### What you are asked to do
Retype the lines beneath this one, from the first through the line containing "plt.rcParams['font.family'] = ['Liberation". Pictures are left out.

-- START OF Recorded information --

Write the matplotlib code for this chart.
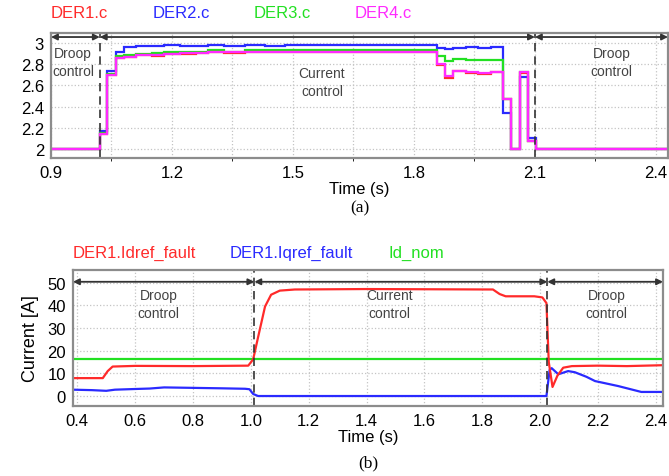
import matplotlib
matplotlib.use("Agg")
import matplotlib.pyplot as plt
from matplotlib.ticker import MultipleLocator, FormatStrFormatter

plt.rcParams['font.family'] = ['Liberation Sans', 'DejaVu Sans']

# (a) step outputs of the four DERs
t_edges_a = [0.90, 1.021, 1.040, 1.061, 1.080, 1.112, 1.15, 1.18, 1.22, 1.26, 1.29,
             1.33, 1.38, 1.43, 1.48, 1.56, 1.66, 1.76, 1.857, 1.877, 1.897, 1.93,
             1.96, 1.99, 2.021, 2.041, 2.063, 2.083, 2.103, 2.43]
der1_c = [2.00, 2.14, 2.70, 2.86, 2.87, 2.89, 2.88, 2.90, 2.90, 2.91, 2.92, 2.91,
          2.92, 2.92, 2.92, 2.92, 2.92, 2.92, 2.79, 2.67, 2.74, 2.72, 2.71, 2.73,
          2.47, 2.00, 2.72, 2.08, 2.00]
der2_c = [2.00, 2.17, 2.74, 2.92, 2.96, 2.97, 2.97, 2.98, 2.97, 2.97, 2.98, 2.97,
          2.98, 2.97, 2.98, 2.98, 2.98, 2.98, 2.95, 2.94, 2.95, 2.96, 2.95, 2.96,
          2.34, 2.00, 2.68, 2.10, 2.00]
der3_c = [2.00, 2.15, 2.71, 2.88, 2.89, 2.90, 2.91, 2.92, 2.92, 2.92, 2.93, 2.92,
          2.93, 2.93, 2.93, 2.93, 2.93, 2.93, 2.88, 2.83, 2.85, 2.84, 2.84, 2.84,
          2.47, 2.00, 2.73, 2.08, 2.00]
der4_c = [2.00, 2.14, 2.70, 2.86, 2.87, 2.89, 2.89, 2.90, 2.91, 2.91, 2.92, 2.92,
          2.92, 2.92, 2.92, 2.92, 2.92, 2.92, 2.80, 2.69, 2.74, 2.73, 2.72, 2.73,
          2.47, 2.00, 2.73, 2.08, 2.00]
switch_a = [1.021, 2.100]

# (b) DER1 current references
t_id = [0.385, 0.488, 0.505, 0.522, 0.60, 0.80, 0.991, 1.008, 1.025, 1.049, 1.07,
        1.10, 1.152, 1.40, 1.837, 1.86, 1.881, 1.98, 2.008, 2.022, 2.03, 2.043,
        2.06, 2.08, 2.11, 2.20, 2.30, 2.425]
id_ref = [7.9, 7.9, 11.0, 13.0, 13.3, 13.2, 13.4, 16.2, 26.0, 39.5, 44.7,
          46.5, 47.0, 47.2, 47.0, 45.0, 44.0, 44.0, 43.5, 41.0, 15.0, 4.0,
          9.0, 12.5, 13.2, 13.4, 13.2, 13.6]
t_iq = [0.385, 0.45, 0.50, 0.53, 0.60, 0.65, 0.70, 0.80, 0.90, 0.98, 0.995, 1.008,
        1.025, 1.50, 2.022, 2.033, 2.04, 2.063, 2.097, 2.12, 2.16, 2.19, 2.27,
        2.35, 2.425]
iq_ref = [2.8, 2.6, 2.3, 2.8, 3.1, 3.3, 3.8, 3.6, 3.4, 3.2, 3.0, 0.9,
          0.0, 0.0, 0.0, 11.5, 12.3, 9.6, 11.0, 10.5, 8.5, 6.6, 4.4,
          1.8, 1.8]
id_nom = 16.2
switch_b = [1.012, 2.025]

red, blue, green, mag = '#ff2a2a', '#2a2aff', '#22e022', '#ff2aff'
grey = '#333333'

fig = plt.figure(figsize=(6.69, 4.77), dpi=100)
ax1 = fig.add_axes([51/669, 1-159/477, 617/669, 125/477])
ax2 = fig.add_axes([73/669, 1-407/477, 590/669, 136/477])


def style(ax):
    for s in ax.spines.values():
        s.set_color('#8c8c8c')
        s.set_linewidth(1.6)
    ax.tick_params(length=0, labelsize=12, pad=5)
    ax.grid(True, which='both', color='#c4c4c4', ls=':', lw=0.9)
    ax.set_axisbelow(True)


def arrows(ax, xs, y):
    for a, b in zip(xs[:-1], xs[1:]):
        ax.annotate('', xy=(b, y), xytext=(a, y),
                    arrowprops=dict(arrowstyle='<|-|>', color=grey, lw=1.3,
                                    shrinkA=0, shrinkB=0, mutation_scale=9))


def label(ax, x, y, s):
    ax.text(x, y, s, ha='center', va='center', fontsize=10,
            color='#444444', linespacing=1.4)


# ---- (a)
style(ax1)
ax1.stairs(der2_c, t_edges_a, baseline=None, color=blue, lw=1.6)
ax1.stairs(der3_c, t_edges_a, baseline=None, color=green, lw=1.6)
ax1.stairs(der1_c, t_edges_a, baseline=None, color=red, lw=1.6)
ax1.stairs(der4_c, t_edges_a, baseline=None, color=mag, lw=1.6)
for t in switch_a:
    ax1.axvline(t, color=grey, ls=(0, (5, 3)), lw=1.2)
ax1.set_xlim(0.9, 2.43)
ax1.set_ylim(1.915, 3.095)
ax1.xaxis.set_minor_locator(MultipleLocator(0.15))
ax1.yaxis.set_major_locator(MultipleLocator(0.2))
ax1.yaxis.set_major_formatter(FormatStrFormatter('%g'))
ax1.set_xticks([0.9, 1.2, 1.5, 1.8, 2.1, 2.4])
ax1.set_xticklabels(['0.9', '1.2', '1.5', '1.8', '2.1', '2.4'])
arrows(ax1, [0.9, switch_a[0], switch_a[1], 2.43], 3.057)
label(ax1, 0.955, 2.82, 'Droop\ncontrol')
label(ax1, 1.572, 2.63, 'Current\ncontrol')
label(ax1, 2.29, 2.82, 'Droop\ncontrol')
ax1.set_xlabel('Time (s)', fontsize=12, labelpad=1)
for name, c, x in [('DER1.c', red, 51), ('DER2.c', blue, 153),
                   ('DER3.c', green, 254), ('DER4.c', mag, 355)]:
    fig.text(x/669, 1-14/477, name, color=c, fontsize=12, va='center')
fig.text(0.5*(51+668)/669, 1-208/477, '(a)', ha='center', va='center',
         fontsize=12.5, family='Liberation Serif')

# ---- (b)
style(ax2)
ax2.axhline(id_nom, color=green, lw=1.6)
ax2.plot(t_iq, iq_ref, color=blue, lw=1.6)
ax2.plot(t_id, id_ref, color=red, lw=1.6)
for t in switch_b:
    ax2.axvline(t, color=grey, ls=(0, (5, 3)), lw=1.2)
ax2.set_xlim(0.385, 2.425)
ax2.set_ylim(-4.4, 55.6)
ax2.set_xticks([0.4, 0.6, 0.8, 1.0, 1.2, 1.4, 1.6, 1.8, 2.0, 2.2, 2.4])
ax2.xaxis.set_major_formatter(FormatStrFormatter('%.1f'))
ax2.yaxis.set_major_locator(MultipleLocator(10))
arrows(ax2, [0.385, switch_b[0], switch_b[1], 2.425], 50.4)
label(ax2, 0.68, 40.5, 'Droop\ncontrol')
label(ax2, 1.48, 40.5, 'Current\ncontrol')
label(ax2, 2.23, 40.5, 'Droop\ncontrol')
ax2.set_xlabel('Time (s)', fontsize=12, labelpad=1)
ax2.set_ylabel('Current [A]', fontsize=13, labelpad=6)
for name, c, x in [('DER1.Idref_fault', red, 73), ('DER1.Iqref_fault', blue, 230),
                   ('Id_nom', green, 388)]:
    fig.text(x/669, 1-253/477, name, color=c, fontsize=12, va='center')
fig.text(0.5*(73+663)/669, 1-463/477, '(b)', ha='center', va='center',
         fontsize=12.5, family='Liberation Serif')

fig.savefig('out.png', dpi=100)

-- END OF Recorded information --

### Written solution
Write the matplotlib code for this chart.
import matplotlib
matplotlib.use("Agg")
import matplotlib.pyplot as plt
from matplotlib.ticker import MultipleLocator, FormatStrFormatter

plt.rcParams['font.family'] = ['Liberation Sans', 'DejaVu Sans']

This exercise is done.